Leonardo Soares/Folhapress A advogada Márcia Rebordões, 41, na casa da Associação Pequenos Corações, em São Paulo |
O filho morreu aos três anos, em 2009, e Márcia passou a lutar por
atendimento adequado para bebês de todo o Brasil. Ela é mãe de Victória, 13.
Leia o depoimento de Márcia à Folha.
Estava com cinco meses de gestação e a médica suspeitou de algum problema. Um
exame detectou a síndrome --o lado esquerdo do coração do Thiago era pouco
desenvolvido. Nem imaginava que pudesse existir problema no coração de bebês.
Eu e meu marido ficamos desnorteados. O médico logo falou que ele viveria
apenas três dias. Sentimos como uma sentença de morte.
Buscamos informações, mas não encontramos nada animador. No fundo, tinha a
convicção de que encontraríamos uma saída. Após um mês, soubemos que existia
tratamento no Brasil.
Fomos indicados ao hospital Beneficência Portuguesa, em São Paulo, onde o
cardiologista José Pedro da Silva havia tratado crianças que ficaram bem. O
plano de saúde disse que não cobriria o tratamento e me encaminhou para São José
do Rio Preto, onde também indicaram o José Pedro. O plano entendeu que não dava
para arriscar.
Thiago nasceu na Beneficência e foi operado com dois dias de vida. Foram 72
dias na UTI. Via meu filho duas vezes por dia.
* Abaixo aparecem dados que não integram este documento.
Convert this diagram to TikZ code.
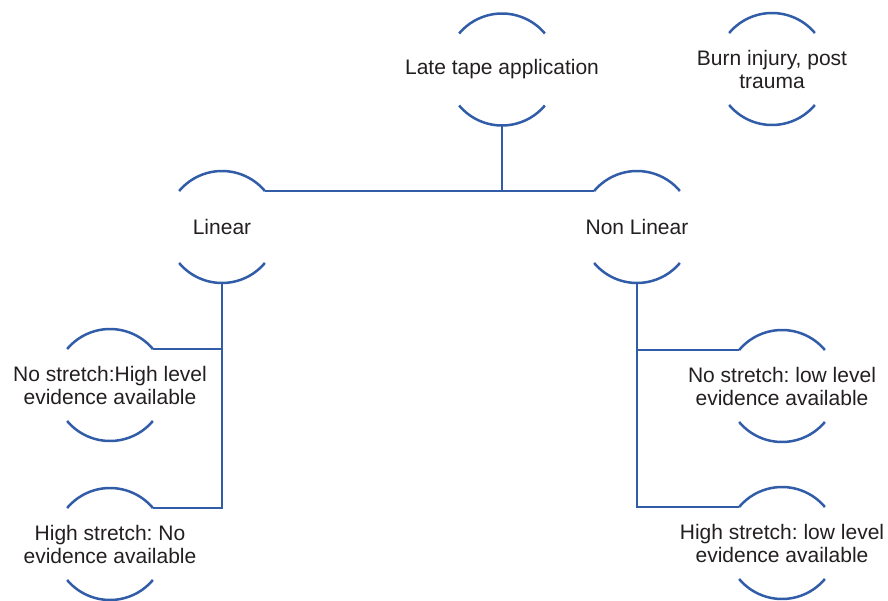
\documentclass[tikz,border=0pt]{standalone}
\usepackage{fontspec}
\setmainfont{Liberation Sans}
\frenchspacing
\definecolor{arcblue}{RGB}{48,92,168}
\definecolor{txt}{RGB}{35,31,32}
\newcommand\ringarcs[1]{%
  \draw[arcline] ([shift={(40:56)}]#1.center) coordinate (#1-tr) arc[start angle=40,end angle=140,radius=56] coordinate (#1-tl);
  \draw[arcline] ([shift={(220:56)}]#1.center) coordinate (#1-bl) arc[start angle=220,end angle=320,radius=56] coordinate (#1-br);
  \coordinate (#1-b) at ([shift={(270:56)}]#1.center);
}
\begin{document}
\begin{tikzpicture}[x=1pt,y=1pt,
  lbl/.style={font=\fontsize{21}{23}\selectfont, align=center, text=txt, inner sep=0pt},
  arcline/.style={draw=arcblue, line width=2.5pt},
  conn/.style={draw=arcblue, line width=2.5pt}]
\useasboundingbox (0,0) rectangle (888,-601);
\node[lbl] (late) at (502,-69.5) {Late tape application};
\node[lbl] (burn) at (772,-69) {Burn injury, post\\trauma};
\node[lbl] (lin) at (222,-227) {Linear};
\node[lbl] (nl) at (637,-227) {Non Linear};
\node[lbl] (ns1) at (110,-385) {No stretch:High level\\evidence available};
\node[lbl] (hs1) at (110,-544) {High stretch: No\\evidence available};
\node[lbl] (ns2) at (782,-386) {No stretch: low level\\evidence available};
\node[lbl] (hs2) at (782,-543) {High stretch: low level\\evidence available};
\ringarcs{late}
\ringarcs{burn}
\ringarcs{lin}
\ringarcs{nl}
\ringarcs{ns1}
\ringarcs{hs1}
\ringarcs{ns2}
\ringarcs{hs2}
\draw[conn] (lin-tr) -- (nl-tl);
\draw[conn] (late-b) -- (late-b |- lin-tr);
\draw[conn] (lin-b) |- (hs1-tr);
\draw[conn] (ns1-tr) -- (ns1-tr -| lin-b);
\draw[conn] (nl-b) |- (hs2-tl);
\draw[conn] (ns2-tl) -- (ns2-tl -| nl-b);
\end{tikzpicture}
\end{document}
Chegava perto do berço e o leite
escorria, mas ele não podia mamar.
Conheci outras histórias na UTI. Uma mãe de Macapá, grávida, tinha um filho
de dois anos lá. Dormia sentada no hospital e tomava banho jogando água no
corpo. Aquilo mexeu comigo.
Apesar de ter caído nessa história sem preparo, tinha acesso a informações,
médicos, amigos, família. E essas pessoas que vêm de tão longe, sozinhas?
Thiago ficou internado por seis meses e voltamos para casa. Era uma criança
feliz. Isso dava a certeza de que estávamos no caminho certo.
Coloquei um site no ar (www.pequenoscoracoes.com ) com histórias de crianças que
superaram cardiopatias graves. Percebi que não havia apoio para famílias dessas
crianças. Algumas precisam brigar por tratamento.
Não queria que outras mães tivessem a mesma dificuldade. Gestantes começaram
a entrar em contato. Fiz amizades, nos unimos pela internet e criamos a
Associação Pequenos Corações.
Thiago ficou bem até os dois anos. Aí fez a terceira cirurgia e foi se
recuperando com sacrifício. Mas após essa cirurgia vivia mais cansado, mais
roxinho, teve um atraso no desenvolvimento.
Um dia, acordou tossindo muito e roxo. Fomos para o hospital às pressas.
Conseguimos a transferência para São Paulo. Thiago chegou em estado grave, havia
sofrido parada cardiorrespiratória em Bauru. Disseram que não havia muito a ser
feito --ainda assim, lutou 40 dias.
Aí teve uma hemorragia pulmonar grave. Eu e meu marido tivemos tempo de nos
despedir, agradecer por sermos pais dele. Peguei no colo e falei: "Mamãe te ama
muito e vai continuar sua missão. Fica tranquilo que não será em vão". Nesse
momento, o coração dele parou.
Olhei ao lado e vi um bebê na sala que fazia força para respirar. Estava ali
por causa da história do Thiago, havíamos ajudado a família. Era a prova de que
a vida continua.
Além de oferecer apoio e orientações sobre direitos e tratamento, queria ter
um local para acolher as mães. Em agosto montamos uma casa perto do hospital
[Beneficência], com capacidade para 18 mães. É simples, mas aconchegante, como
uma família. Algumas mães passam meses com o filho internado e é ali que
encontram amparo.
A Pequenos Corações cresceu pelo Brasil. Muitas famílias que ajudamos criaram
núcleos, se unem para dar suporte a outras. São mais de 50 voluntários. Contamos
com doações, não temos ajuda governamental. Vendemos produtos e fazemos eventos
beneficentes.
Há também atendimentos por telefone e pela internet. Ajudamos mais de 3.000
famílias. Sinto que fui preparada para essa missão, Deus me preparou. Estou no
lugar certo. Essa sensação não tem o que pague. É uma paz interior grande.